Security in computing systems is based upon having correct and secure software, firmware, and hardware. Formal reasoning is capable of providing solid assurance about correctness and security for software and firmware, and formal reasoning about hardware correctness has advanced significantly in recent years. However, formal reasoning about system security is in its infancy. The security of software systems is often reliant upon cryptographic foundations and development artifacts open to peer review, such as formal protocol and algorithm specifications and proofs of correctness. The security of hardware systems, however, is virtually always based upon secrecy and limited amounts of testing, with no formal proofs and minimal, if any, peer review.

The open RISC-V ecosystem presents an opportunity to change the state of system security assurance for the better, by enabling for hardware the open peer review and independent formal verification already available for high assurance software. As a proof of this concept we have built a formally verified cryptographic extension to RISC-V, incorporated it into a small system, and developed an assurance case spanning the system’s hardware, firmware, and software.
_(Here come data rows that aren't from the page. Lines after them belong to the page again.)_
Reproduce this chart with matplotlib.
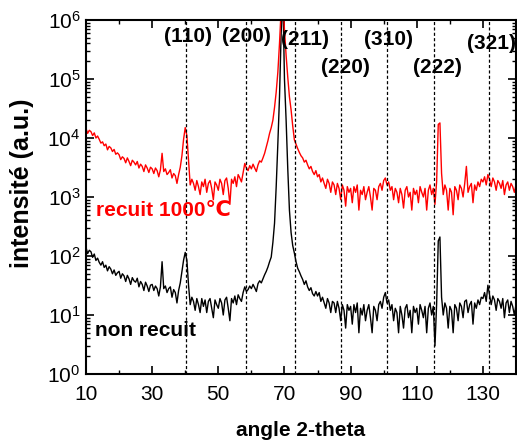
import numpy as np
import matplotlib
matplotlib.use('Agg')
import matplotlib.pyplot as plt
from matplotlib.ticker import MultipleLocator, LogLocator, NullFormatter

plt.rcParams['font.family'] = ['Liberation Sans', 'DejaVu Sans']
plt.rcParams['mathtext.default'] = 'regular'

# 2-theta grid (degrees), 0.5 deg step from 10 to 140
angle_start, angle_stop, angle_step = 10.0, 140.0, 0.5
angles = np.arange(angle_start, angle_stop + angle_step / 2, angle_step)

# annealed sample (recuit 1000 C), counts
recuit = [
    14500, 12000, 13500, 12800, 11000, 12200, 10000, 10800, 9500, 8200,     # 10.0
    8600, 7400, 7900, 6300, 7200, 6800, 5900, 6400, 5300, 5600,             # 15.0
    5200, 4300, 4800, 4500, 3800, 4600, 4000, 3400, 4200, 3900,             # 20.0
    3500, 4000, 3100, 3600, 3300, 2700, 3500, 3100, 2600, 3200,             # 25.0
    3000, 2500, 3100, 2800, 2200, 2900, 5500, 2700, 3000, 2400,             # 30.0
    2600, 2900, 2100, 2500, 2300, 1700, 2400, 3200, 5000, 9500,             # 35.0
    15000, 11000, 4200, 1600, 2000, 1700, 1300, 1900, 1500, 1100,           # 40.0
    1800, 1500, 2000, 1200, 1700, 1900, 1400, 900, 1800, 1600,              # 45.0
    1300, 2000, 1700, 1100, 1900, 2100, 1400, 750, 2000, 1700,              # 50.0
    2200, 1500, 2400, 2100, 1800, 2600, 3700, 3100, 2800, 3400,             # 55.0
    3000, 3600, 3100, 2700, 3500, 4100, 3900, 4600, 5500, 7000,             # 60.0
    9000, 12000, 15000, 20000, 33000, 60000, 130000, 400000, 1500000, 2500000,  # 65.0
    680000, 250000, 107000, 50000, 30000, 16000, 9300, 7800, 6600, 5700,    # 70.0
    5000, 4600, 3900, 4200, 3500, 3000, 3300, 2700, 2400, 2800,             # 75.0
    2200, 2400, 1800, 2100, 1700, 1400, 2000, 1700, 1200, 1800,             # 80.0
    1600, 1100, 1700, 1400, 900, 1600, 1300, 700, 1500, 1200,               # 85.0
    1400, 800, 1500, 1200, 1600, 600, 1300, 1100, 1500, 900,                # 90.0
    1200, 1500, 1000, 600, 1400, 1300, 900, 1500, 1700, 1300,               # 95.0
    1900, 2100, 1600, 1800, 1300, 1500, 900, 1400, 1200, 800,               # 100.0
    1400, 1100, 650, 1300, 1500, 1000, 1200, 600, 1400, 1100,               # 105.0
    1300, 800, 1500, 1200, 1000, 1400, 600, 1300, 1600, 1100,               # 110.0
    1400, 750, 1800, 17000, 18000, 2500, 1100, 1600, 1300, 600,             # 115.0
    1400, 1200, 500, 1500, 1300, 900, 1600, 1400, 1000, 1700,               # 120.0
    3300, 1200, 1500, 1700, 800, 1600, 1300, 1800, 1500, 2000,              # 125.0
    1800, 2200, 1600, 2400, 2000, 1500, 2100, 1800, 1300, 1900,             # 130.0
    1700, 1400, 1900, 1100, 1600, 1800, 1300, 1700, 1500, 1200,             # 135.0
    1600,                                                                   # 140.0
]

# as-deposited sample (non recuit)
non_recuit = [
    140, 110, 125, 118, 95, 108, 84, 92, 78, 70,                 # 10.0
    80, 64, 70, 56, 66, 60, 50, 58, 47, 52,                      # 15.0
    55, 42, 50, 46, 37, 47, 41, 33, 43, 38,                      # 20.0
    36, 42, 30, 37, 33, 26, 36, 31, 25, 32,                      # 25.0
    33, 26, 31, 28, 21, 30, 80, 28, 31, 24,                      # 30.0
    28, 30, 20, 27, 24, 16, 26, 35, 55, 85,                      # 35.0
    115, 85, 32, 15, 20, 17, 12, 19, 15, 11,                     # 40.0
    19, 14, 18, 11, 17, 19, 13, 9, 18, 15,                       # 45.0
    13, 19, 16, 10, 18, 20, 13, 8, 19, 16,                       # 50.0
    21, 15, 22, 19, 17, 24, 30, 25, 27, 31,                      # 55.0
    28, 33, 29, 25, 34, 38, 35, 41, 48, 55,                      # 60.0
    65, 80, 96, 170, 360, 1500, 8000, 50000, 600000, 3000000,    # 65.0
    100000, 20000, 3000, 600, 250, 150, 112, 80, 62, 54,         # 70.0
    46, 40, 33, 38, 30, 26, 29, 23, 21, 25,                      # 75.0
    21, 24, 17, 20, 16, 13, 19, 16, 11, 17,                      # 80.0
    16, 11, 17, 13, 8, 15, 12, 6, 15, 12,                        # 85.0
    14, 7, 15, 11, 16, 5, 13, 10, 15, 8,                         # 90.0
    12, 15, 9, 5, 14, 12, 8, 15, 17, 13,                         # 95.0
    20, 24, 16, 18, 12, 15, 8, 13, 11, 5,                        # 100.0
    14, 10, 6, 13, 15, 9, 12, 5, 14, 11,                         # 105.0
    13, 7, 15, 12, 9, 14, 5, 13, 16, 10,                         # 110.0
    14, 3, 15, 180, 210, 20, 10, 16, 13, 6,                      # 115.0
    14, 12, 5, 15, 13, 8, 16, 14, 9, 17,                         # 120.0
    18, 11, 15, 17, 7, 16, 13, 18, 15, 20,                       # 125.0
    19, 24, 17, 32, 22, 15, 21, 18, 12, 19,                      # 130.0
    17, 13, 19, 9, 16, 18, 11, 17, 14, 10,                       # 135.0
    15,                                                          # 140.0
]

# reflection positions (2-theta) and Miller labels
peak_pos = [40.1, 58.3, 73.3, 87.1, 101.0, 115.3, 131.8]
peak_hkl = ['(110)', '(200)', '(211)', '(220)', '(310)', '(222)', '(321)']
label_x = [40.8, 58.4, 76.2, 88.3, 101.6, 116.1, 132.7]
label_y = [0.952, 0.952, 0.946, 0.867, 0.946, 0.867, 0.935]

xticks = [10, 30, 50, 70, 90, 110, 130]
yticks = [1, 10, 100, 1e3, 1e4, 1e5, 1e6]
ytick_labels = [r'$10^{0}$', r'$10^{1}$', r'$10^{2}$', r'$10^{3}$',
                r'$10^{4}$', r'$10^{5}$', r'$10^{6}$']

W, H = 517, 443
fig = plt.figure(figsize=(W / 100, H / 100), dpi=100)
ax = fig.add_axes([86 / W, 1 - 374 / H, 430 / W, 354 / H])

ax.plot(angles, non_recuit, color='black', lw=1.0, zorder=2)
ax.plot(angles, recuit, color='#ff0000', lw=1.0, zorder=2)

for p in peak_pos:
    ax.axvline(p, color='black', lw=0.9, ls=(0, (2.5, 1.8)), zorder=3)

for lx, ly, t in zip(label_x, label_y, peak_hkl):
    ax.text(lx, ly, t, transform=ax.get_xaxis_transform(), ha='center',
            va='center', fontsize=15, fontweight='bold', zorder=4)

ax.text(13.0, 0.463, 'recuit 1000℃', transform=ax.get_xaxis_transform(),
        ha='left', va='center', fontsize=15, fontweight='bold', color='#ff0000',
        family=['Liberation Sans', 'DejaVu Sans'])
ax.text(12.7, 0.124, 'non recuit', transform=ax.get_xaxis_transform(),
        ha='left', va='center', fontsize=15, fontweight='bold', color='black')

ax.set_yscale('log')
ax.set_xlim(10, 140)
ax.set_ylim(1, 1e6)
ax.set_xticks(xticks)
ax.set_xticklabels([str(v) for v in xticks])
ax.xaxis.set_minor_locator(MultipleLocator(10))
ax.set_yticks(yticks)
ax.set_yticklabels(ytick_labels)
ax.yaxis.set_minor_locator(LogLocator(base=10, subs=np.arange(2, 10)))
ax.yaxis.set_minor_formatter(NullFormatter())

ax.tick_params(which='both', direction='in', top=True, right=True, labelsize=15)
ax.tick_params(which='major', length=6, width=1.2)
ax.tick_params(which='minor', length=3, width=1.0)
ax.tick_params(axis='x', pad=8)
ax.tick_params(axis='y', pad=4)
for s in ax.spines.values():
    s.set_linewidth(1.5)

ax.set_xlabel('angle 2-theta', fontsize=15, fontweight='bold', labelpad=12)
ax.set_ylabel('intensité (a.u.)', fontsize=18, fontweight='bold')
ax.yaxis.set_label_coords(-0.12, 0.54)

fig.savefig('out.png', dpi=100)
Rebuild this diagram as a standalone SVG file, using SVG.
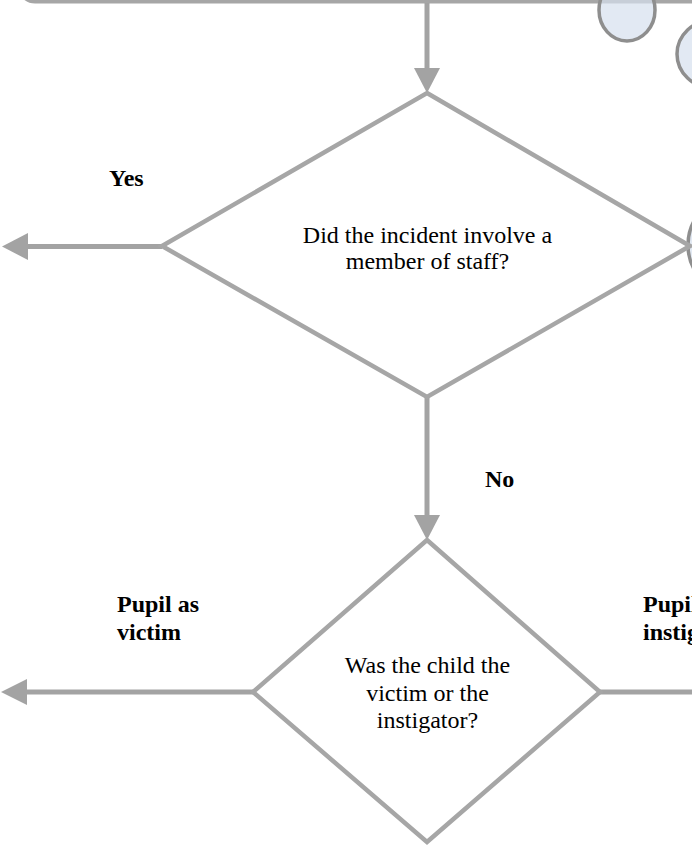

Here, we primarily describe the cryptographic extension and the assurance techniques we used to verify its correctness, as compared to typical assurance techniques used for validated cryptographic systems.

KEYWORDS

RISC-V, cryptography, assurance, verification, applied formal methods

ACM Reference Format:
https://doi.org/10.1145/nnnnnn.nnnnnnn

1 INTRODUCTION

For a computing system to be secure, it must have correct and secure software, firmware, and hardware. Formal reasoning and rigorous development techniques are capable of providing solid assurance about software and firmware correctness and security. Formal reasoning capabilities for hardware correctness have advanced significantly in recent years, and are becoming more widely used. However, formal reasoning about hardware security and system security (i.e., the security of particular combinations of software, firmware, and hardware) is in its infancy.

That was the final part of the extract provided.